New tax incentives make heat pumps more affordable for your home

Some incentives in the Inflation Reduction Act take effect January 1st.
Tax Season Begins
Posted at 4:00 AM, Dec 27, 2022
and last updated 2022-12-27 07:11:57-05

ATLANTA, Ga. — A working furnace has been much appreciated this holiday season in many parts of the country, especially with record-breaking temperatures.

A working heating and cooling system is probably not something you think of until you need it.

However, new tax credits are making some of the most energy-efficient systems more affordable in the new year, creating an option to save your family money.

WHAT'S A HEAT PUMP?

Heat pumps have been around since the 1940s, but for many Americans, they are still a bit of a mystery.

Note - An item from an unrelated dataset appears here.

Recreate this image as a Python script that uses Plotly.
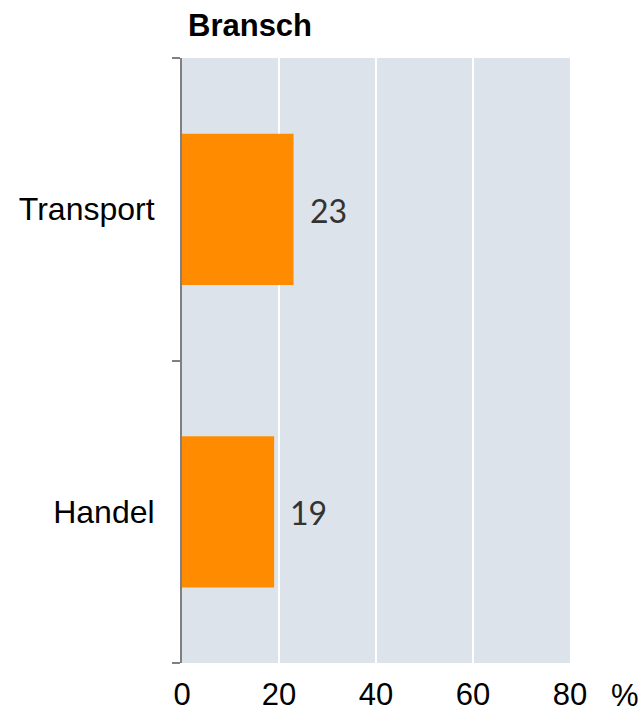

That's why we reached out to Tim Uzar, the founder of Ecomech Geothermal Heating and Air.

"This is a geothermal heat pump," Uzar said.

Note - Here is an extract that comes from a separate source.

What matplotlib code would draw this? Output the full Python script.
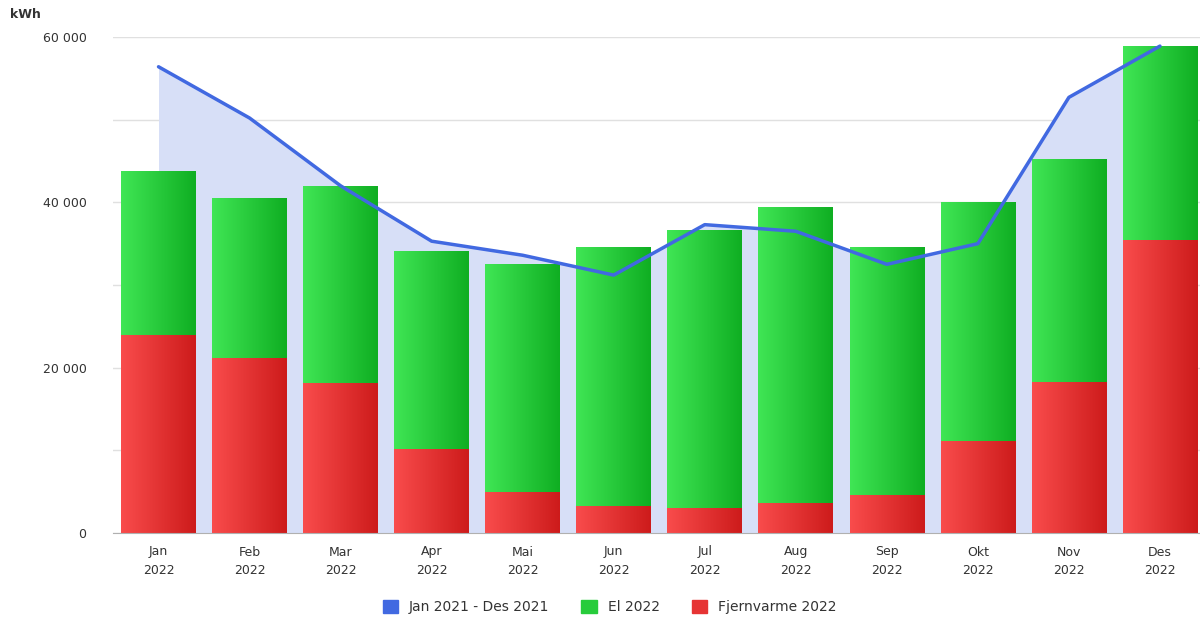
import numpy as np
import matplotlib
matplotlib.use('Agg')
import matplotlib.pyplot as plt
from matplotlib.colors import LinearSegmentedColormap
from matplotlib.ticker import FuncFormatter
from matplotlib.patches import Patch

# Monthly values (kWh)
months = ["Jan", "Feb", "Mar", "Apr", "Mai", "Jun", "Jul", "Aug", "Sep", "Okt", "Nov", "Des"]
year = "2022"
fjernvarme_2022 = [23950, 21200, 18100, 10200, 4950, 3250, 3000, 3600, 4600, 11100, 18300, 35400]
total_2022 = [43800, 40500, 42000, 34100, 32500, 34600, 36600, 39400, 34600, 40000, 45200, 58900]
el_2022 = [t - f for t, f in zip(total_2022, fjernvarme_2022)]
prev_year = [56400, 50200, 42000, 35300, 33600, 31200, 37300, 36500, 32500, 35000, 52700, 58900]

text_col = "#333333"
blue = "#4169e1"
fill_blue = "#d7dff7"
green_grad = LinearSegmentedColormap.from_list("g", ["#40e655", "#0fae22"])
red_grad = LinearSegmentedColormap.from_list("r", ["#f94c4c", "#cd1b1b"])

fig = plt.figure(figsize=(12, 6.19), dpi=100)
ax = fig.add_axes([113 / 1200, 86 / 619, 1087 / 1200, 496 / 619])

x = np.arange(len(months))

# area + line for previous year
ax.fill_between(x, prev_year, 0, color=fill_blue, lw=0, zorder=1)
ax.plot(x, prev_year, color=blue, lw=2.5, zorder=4, solid_capstyle="round")

# stacked bars, drawn invisible then filled with a horizontal gradient
grad = np.linspace(0, 1, 256).reshape(1, -1)
red_bars = ax.bar(x, fjernvarme_2022, width=0.82, color="none", zorder=2)
green_bars = ax.bar(x, el_2022, bottom=fjernvarme_2022, width=0.82, color="none", zorder=2)
for bars, cmap in [(red_bars, red_grad), (green_bars, green_grad)]:
    for b in bars:
        x0, y0 = b.get_x(), b.get_y()
        im = ax.imshow(grad, cmap=cmap, aspect="auto", zorder=2,
                       extent=[x0, x0 + b.get_width(), y0, y0 + b.get_height()])
        im.set_clip_path(b)

ax.set_xlim(-0.5, 11.44)
ax.set_ylim(0, 60000)

ax.set_yticks(np.arange(0, 60001, 10000))
ax.yaxis.set_major_formatter(FuncFormatter(
    lambda v, p: "" if v % 20000 else f"{int(v):,}".replace(",", " ")))
ax.grid(axis="y", color="#e0e0e0", lw=1, zorder=0)
ax.set_axisbelow(True)

ax.set_xticks(x)
ax.set_xticklabels([f"{m}\n{year}" for m in months], fontsize=9, color=text_col,
                   linespacing=1.5)
ax.tick_params(axis="x", length=0, pad=9)
ax.tick_params(axis="y", length=0, pad=19, labelsize=9, labelcolor=text_col)

for s in ["top", "right", "left"]:
    ax.spines[s].set_visible(False)
ax.spines["bottom"].set_color("#b0b0b0")

fig.text(10 / 1200, 1 - 14 / 619, "kWh", fontsize=9, color=text_col,
         fontweight="bold", va="center")

# legend
handles = [Patch(color=blue, label="Jan 2021 - Des 2021"),
           Patch(color="#27cc3b", label="El 2022"),
           Patch(color="#e63434", label="Fjernvarme 2022")]
fig.legend(handles=handles, loc="center", bbox_to_anchor=(0.508, 1 - 607 / 619),
           ncol=3, frameon=False, fontsize=10, handlelength=1.1, handleheight=1.1,
           columnspacing=2.3, handletextpad=0.8, labelcolor=text_col)

plt.savefig("out.png", dpi=100)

While that sounds like a mouthful, because of new government tax breaks, homeowners may want to pay attention. A heat pump, generally, cools your home when it's hot outside and warms your home when it's cold.

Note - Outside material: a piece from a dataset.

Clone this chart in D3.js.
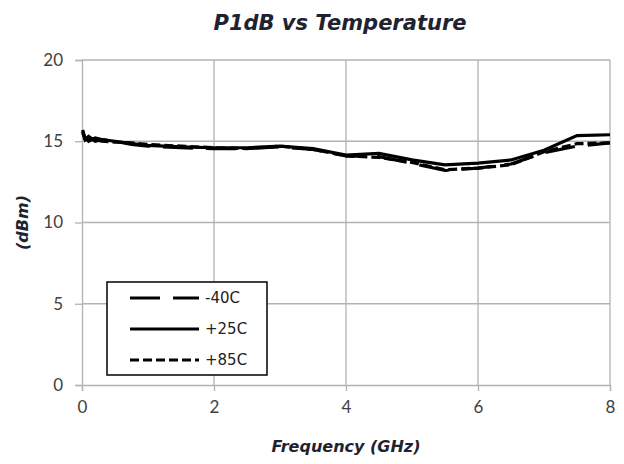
<!DOCTYPE html>
<html>
<head>
<meta charset="utf-8">
<script src="https://cdn.jsdelivr.net/npm/d3@7"></script>
<style>
    body { margin: 0; background: #fff; }
    svg { display: block; }
</style>
</head>
<body>
<svg id="chart" width="624" height="464"></svg>
<script>
/* --------------------------------------------------------------
DATOS
-------------------------------------------------------------- */

const FREQ = [0.01, 0.05, 0.1, 0.2, 0.3, 0.5, 0.75, 1, 1.5, 2, 2.5, 3, 3.5, 4, 4.5, 5, 5.5, 6, 6.5, 7, 7.5, 8];

const P1DB_M40 = [15.5, 15.2, 15.0, 15.2, 15.1, 15.0, 14.8, 14.7, 14.6, 14.55, 14.55, 14.65, 14.5, 14.1, 14.05, 13.65, 13.2, 13.35, 13.6, 14.3, 14.7, 14.9];
const P1DB_P25 = [15.7, 15.1, 15.3, 15.0, 15.1, 15.0, 14.85, 14.75, 14.65, 14.6, 14.6, 14.7, 14.55, 14.15, 14.25, 13.85, 13.55, 13.65, 13.85, 14.45, 15.35, 15.4];
const P1DB_P85 = [15.6, 15.0, 15.2, 15.1, 15.0, 14.95, 14.9, 14.8, 14.7, 14.6, 14.55, 14.7, 14.5, 14.1, 14.0, 13.7, 13.25, 13.35, 13.55, 14.35, 14.85, 14.9];

const SERIES_NAMES = ["-40C", "+25C", "+85C"];
const X_TICKS = [0, 2, 4, 6, 8];
const Y_TICKS = [0, 5, 10, 15, 20];

const DASHES = { "-40C": "30,13", "+25C": null, "+85C": "9,4" };

/* --------------------------------------------------------------
ESCALAS
-------------------------------------------------------------- */

const svg = d3.select("#chart");
const plotLeft = 82, plotRight = 610, plotTop = 60, plotBottom = 385;

const x = d3.scaleLinear().domain([0, 8]).range([plotLeft, plotRight]);
const y = d3.scaleLinear().domain([0, 20]).range([plotBottom, plotTop]);

const GRID = "#b3b3b3";
const SANS = "'DejaVu Sans', sans-serif";

/* --------------------------------------------------------------
GRID + EJES
-------------------------------------------------------------- */

svg.append("g")
    .selectAll("line")
    .data(Y_TICKS.slice(1))
    .enter()
    .append("line")
    .attr("x1", plotLeft).attr("x2", plotRight)
    .attr("y1", d => y(d)).attr("y2", d => y(d))
    .attr("stroke", GRID).attr("stroke-width", 1.3);

svg.append("g")
    .selectAll("line")
    .data(X_TICKS.slice(1))
    .enter()
    .append("line")
    .attr("x1", d => x(d)).attr("x2", d => x(d))
    .attr("y1", plotTop).attr("y2", plotBottom)
    .attr("stroke", GRID).attr("stroke-width", 1.3);

const xAxis = svg.append("g")
    .attr("transform", `translate(0,${plotBottom})`)
    .call(d3.axisBottom(x).tickValues(X_TICKS).tickSize(6).tickPadding(10));

const yAxis = svg.append("g")
    .attr("transform", `translate(${plotLeft},0)`)
    .call(d3.axisLeft(y).tickValues(Y_TICKS).tickSize(7).tickPadding(12));

[xAxis, yAxis].forEach(ax => {
    ax.select(".domain").attr("stroke", GRID).attr("stroke-width", 1.3);
    ax.selectAll(".tick line").attr("stroke", GRID).attr("stroke-width", 1.3);
    ax.selectAll("text")
        .attr("fill", "#404040")
        .style("font-family", "Lato, sans-serif")
        .style("font-size", "17px");
});

/* --------------------------------------------------------------
LINEAS
-------------------------------------------------------------- */

const seriesData = {
    "-40C": P1DB_M40,
    "+25C": P1DB_P25,
    "+85C": P1DB_P85
};

const line = d3.line()
    .x((d, i) => x(FREQ[i]))
    .y(d => y(d));

SERIES_NAMES.forEach(name => {
    svg.append("path")
        .datum(seriesData[name])
        .attr("d", line)
        .attr("fill", "none")
        .attr("stroke", "#000")
        .attr("stroke-width", 3.2)
        .attr("stroke-dasharray", DASHES[name]);
});

/* --------------------------------------------------------------
LEYENDA
-------------------------------------------------------------- */

const legend = svg.append("g");

legend.append("rect")
    .attr("x", 107).attr("y", 282)
    .attr("width", 160).attr("height", 93)
    .attr("fill", "#fff")
    .attr("stroke", "#000")
    .attr("stroke-width", 1.5);

SERIES_NAMES.forEach((name, i) => {
    const ly = 298 + i * 31;
    legend.append("line")
        .attr("x1", 130).attr("x2", 199)
        .attr("y1", ly).attr("y2", ly)
        .attr("stroke", "#000")
        .attr("stroke-width", 3.2)
        .attr("stroke-dasharray", DASHES[name]);
    legend.append("text")
        .attr("x", 205).attr("y", ly)
        .attr("dy", "0.35em")
        .attr("fill", "#222")
        .style("font-family", SANS)
        .style("font-size", "15px")
        .text(name);
});

/* --------------------------------------------------------------
TITULOS
-------------------------------------------------------------- */

svg.append("text")
    .attr("x", 340).attr("y", 30)
    .attr("text-anchor", "middle")
    .attr("fill", "#1f2330")
    .style("font-family", SANS)
    .style("font-size", "21px")
    .style("font-weight", "bold")
    .style("font-style", "italic")
    .text("P1dB vs Temperature");

svg.append("text")
    .attr("x", (plotLeft + plotRight) / 2).attr("y", 452)
    .attr("text-anchor", "middle")
    .attr("fill", "#1f2330")
    .style("font-family", SANS)
    .style("font-size", "16px")
    .style("font-weight", "bold")
    .style("font-style", "italic")
    .text("Frequency (GHz)");

svg.append("text")
    .attr("transform", `translate(28,${(plotTop + plotBottom) / 2}) rotate(-90)`)
    .attr("text-anchor", "middle")
    .attr("fill", "#1f2330")
    .style("font-family", SANS)
    .style("font-size", "16px")
    .style("font-weight", "bold")
    .style("font-style", "italic")
    .text("(dBm)");
</script>
</body>
</html>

In the summer, it works by taking hot air out of your house and replacing it with cool air.

In the winter, it pumps in the air that has been warmed from the outside. Heat pumps can be air-sourced or ground-sourced. Geothermal heat pumps are ground-sourced — storing and moving heat from deep underground.

"That's all we do is move heat from one space to another," Uzar says.

Heat pumps are in the news because the new tax credit taking effect on Jan. 1 makes installing heat pumps and other energy-efficient upgrades to your home more affordable. Some incentives are already in effect.

That matters because heat pumps are often more expensive than traditional heating and air systems.

"It's about two and a half to three times more expensive," Uzar says.

Once they are in, though, utility bills can go down.

When asked much a heat pump saves a homeowner, Uzar said, "Generally, 40-70%."

"You got to break an egg to make an omelet," Uzar added.

Still, the installation sticker shock has prevented many homeowners from making the switch. Depending on the size and model, heat pumps range from $4,000 to $40,000.

INFLATION REDUCTION ACT

That is why you want to read up on the Inflation Reduction Act. For instance, low-income households can cover 100% of specific heat pumps.

Moderate-income households can get 50% of the costs paid.

That's potentially an $8,000 savings.

If you are a higher-earning family, starting Jan. 1, a tax credit of up to $2,000 a year is available if you make any energy-efficient upgrade to your home.

Uzar showed us a geothermal heat pump — the most expensive and energy-efficient model. A new 30% tax credit for this is in effect.

"That brings it down to a more swallowable number," Uzar said.

If you are wondering why Washington and other governments worldwide are so interested in heat pumps, the answer is climate change.

In one neighborhood south of Atlanta, heat pumps are the only type of heating and cooling allowed because they don't emit as much carbon dioxide. They also don't require an ugly box on the side of your house, like a traditional air conditioner.

In Washington State, a new state law says all homes and apartments built after July must have them.

Uzar's advice to homeowners? Do some research.

"I do expect there to be more interest," Uzar says, referring to the tax changes.